EXERCISE PROMPT: Go through the data and copy every line exactly, but not the images.
***
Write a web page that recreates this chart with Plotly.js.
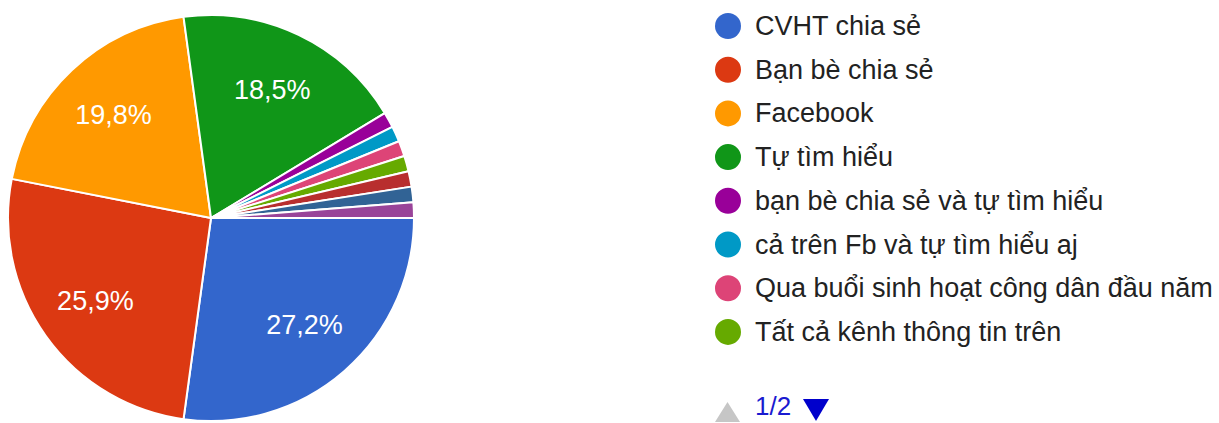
<!DOCTYPE html>
<html>
<head>
<meta charset="utf-8">
<script src="https://cdn.plot.ly/plotly-3.0.1.min.js"></script>
<style>html,body{margin:0;padding:0;background:#fff;}#chart{width:1219px;height:423px;}</style>
</head>
<body>
<div id="chart"></div>
<script>
// Data
const labels = [
  "CVHT chia sẻ",
  "Bạn bè chia sẻ",
  "Facebook",
  "Tự tìm hiểu",
  "bạn bè chia sẻ và tự tìm hiểu",
  "cả trên Fb và tự tìm hiểu aj",
  "Qua buổi sinh hoạt công dân đầu năm",
  "Tất cả kênh thông tin trên",
  "Khác 1",
  "Khác 2",
  "Khác 3"
];
const values = [22, 21, 16, 15, 1, 1, 1, 1, 1, 1, 1];
const colors = ["#3366cc", "#dc3912", "#ff9900", "#109618", "#990099", "#0099c6",
                "#dd4477", "#66aa00", "#b82e2e", "#316395", "#994499"];
const legendPageSize = 8;
const pageText = "1/2";

const W = 1219, H = 423;
const FONT = "Liberation Sans, Arial, sans-serif";
const total = values.reduce((a, b) => a + b, 0);
const templates = values.map(v => (v / total >= 0.05 ? "%{percent:.1%}" : ""));
const pieDomain = { x: [8 / W, 414 / W], y: [2 / H, 408 / H] };

// Filled pie (no text)
const pieFill = {
  type: "pie",
  labels: labels,
  values: values,
  sort: false,
  direction: "clockwise",
  rotation: 90,
  marker: { colors: colors, line: { color: "#ffffff", width: 2 } },
  textinfo: "none",
  showlegend: false,
  domain: pieDomain
};
// Transparent ring carrying the percent labels further out from the centre
const pieText = {
  type: "pie",
  labels: labels,
  values: values,
  sort: false,
  direction: "clockwise",
  rotation: 90,
  hole: 0.4,
  marker: { colors: values.map(() => "rgba(0,0,0,0)"), line: { width: 0 } },
  texttemplate: templates,
  textposition: "inside",
  insidetextorientation: "horizontal",
  textfont: { color: "#ffffff", size: 27, family: FONT },
  hoverinfo: "skip",
  showlegend: false,
  domain: pieDomain
};

// Custom legend (first page)
const shapes = [];
const annotations = [];
const legX = 728, legTextX = 753, legY0 = 26, legDy = 43.7, rad = 13;
const px = x => x / W, py = y => 1 - y / H;
for (let i = 0; i < legendPageSize; i++) {
  const cy = legY0 + i * legDy;
  shapes.push({
    type: "circle", xref: "paper", yref: "paper",
    x0: px(legX - rad), x1: px(legX + rad),
    y0: py(cy + rad), y1: py(cy - rad),
    fillcolor: colors[i], line: { width: 0 }
  });
  annotations.push({
    xref: "paper", yref: "paper", x: px(legTextX), y: py(cy),
    xanchor: "left", yanchor: "middle", showarrow: false, text: labels[i],
    font: { size: 27, color: "#222222", family: FONT }
  });
}
// Pagination arrows
shapes.push({
  type: "path", xref: "paper", yref: "paper",
  path: `M ${px(715)} ${py(422)} L ${px(740)} ${py(422)} L ${px(727.5)} ${py(402)} Z`,
  fillcolor: "#c6c6c6", line: { width: 0 }
});
shapes.push({
  type: "path", xref: "paper", yref: "paper",
  path: `M ${px(803)} ${py(399)} L ${px(829)} ${py(399)} L ${px(816)} ${py(421)} Z`,
  fillcolor: "#0000cc", line: { width: 0 }
});
annotations.push({
  xref: "paper", yref: "paper", x: px(754), y: py(406), xanchor: "left", yanchor: "middle",
  showarrow: false, borderpad: 0, text: pageText, font: { size: 26, color: "#1a1ad0", family: FONT }
});

const layout = {
  width: W, height: H,
  margin: { l: 0, r: 0, t: 0, b: 0 },
  paper_bgcolor: "#ffffff",
  separators: ",.",
  showlegend: false,
  shapes: shapes,
  annotations: annotations,
  font: { family: FONT }
};

Plotly.newPlot("chart", [pieFill, pieText], layout, { displayModeBar: false, staticPlot: true });
</script>
</body>
</html>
***
ANSWER IN FULL:
Write a web page that recreates this chart with Plotly.js.
<!DOCTYPE html>
<html>
<head>
<meta charset="utf-8">
<script src="https://cdn.plot.ly/plotly-3.0.1.min.js"></script>
<style>html,body{margin:0;padding:0;background:#fff;}#chart{width:1219px;height:423px;}</style>
</head>
<body>
<div id="chart"></div>
<script>
// Data
const labels = [
  "CVHT chia sẻ",
  "Bạn bè chia sẻ",
  "Facebook",
  "Tự tìm hiểu",
  "bạn bè chia sẻ và tự tìm hiểu",
  "cả trên Fb và tự tìm hiểu aj",
  "Qua buổi sinh hoạt công dân đầu năm",
  "Tất cả kênh thông tin trên",
  "Khác 1",
  "Khác 2",
  "Khác 3"
];
const values = [22, 21, 16, 15, 1, 1, 1, 1, 1, 1, 1];
const colors = ["#3366cc", "#dc3912", "#ff9900", "#109618", "#990099", "#0099c6",
                "#dd4477", "#66aa00", "#b82e2e", "#316395", "#994499"];
const legendPageSize = 8;
const pageText = "1/2";

const W = 1219, H = 423;
const FONT = "Liberation Sans, Arial, sans-serif";
const total = values.reduce((a, b) => a + b, 0);
const templates = values.map(v => (v / total >= 0.05 ? "%{percent:.1%}" : ""));
const pieDomain = { x: [8 / W, 414 / W], y: [2 / H, 408 / H] };

// Filled pie (no text)
const pieFill = {
  type: "pie",
  labels: labels,
  values: values,
  sort: false,
  direction: "clockwise",
  rotation: 90,
  marker: { colors: colors, line: { color: "#ffffff", width: 2 } },
  textinfo: "none",
  showlegend: false,
  domain: pieDomain
};
// Transparent ring carrying the percent labels further out from the centre
const pieText = {
  type: "pie",
  labels: labels,
  values: values,
  sort: false,
  direction: "clockwise",
  rotation: 90,
  hole: 0.4,
  marker: { colors: values.map(() => "rgba(0,0,0,0)"), line: { width: 0 } },
  texttemplate: templates,
  textposition: "inside",
  insidetextorientation: "horizontal",
  textfont: { color: "#ffffff", size: 27, family: FONT },
  hoverinfo: "skip",
  showlegend: false,
  domain: pieDomain
};

// Custom legend (first page)
const shapes = [];
const annotations = [];
const legX = 728, legTextX = 753, legY0 = 26, legDy = 43.7, rad = 13;
const px = x => x / W, py = y => 1 - y / H;
for (let i = 0; i < legendPageSize; i++) {
  const cy = legY0 + i * legDy;
  shapes.push({
    type: "circle", xref: "paper", yref: "paper",
    x0: px(legX - rad), x1: px(legX + rad),
    y0: py(cy + rad), y1: py(cy - rad),
    fillcolor: colors[i], line: { width: 0 }
  });
  annotations.push({
    xref: "paper", yref: "paper", x: px(legTextX), y: py(cy),
    xanchor: "left", yanchor: "middle", showarrow: false, text: labels[i],
    font: { size: 27, color: "#222222", family: FONT }
  });
}
// Pagination arrows
shapes.push({
  type: "path", xref: "paper", yref: "paper",
  path: `M ${px(715)} ${py(422)} L ${px(740)} ${py(422)} L ${px(727.5)} ${py(402)} Z`,
  fillcolor: "#c6c6c6", line: { width: 0 }
});
shapes.push({
  type: "path", xref: "paper", yref: "paper",
  path: `M ${px(803)} ${py(399)} L ${px(829)} ${py(399)} L ${px(816)} ${py(421)} Z`,
  fillcolor: "#0000cc", line: { width: 0 }
});
annotations.push({
  xref: "paper", yref: "paper", x: px(754), y: py(406), xanchor: "left", yanchor: "middle",
  showarrow: false, borderpad: 0, text: pageText, font: { size: 26, color: "#1a1ad0", family: FONT }
});

const layout = {
  width: W, height: H,
  margin: { l: 0, r: 0, t: 0, b: 0 },
  paper_bgcolor: "#ffffff",
  separators: ",.",
  showlegend: false,
  shapes: shapes,
  annotations: annotations,
  font: { family: FONT }
};

Plotly.newPlot("chart", [pieFill, pieText], layout, { displayModeBar: false, staticPlot: true });
</script>
</body>
</html>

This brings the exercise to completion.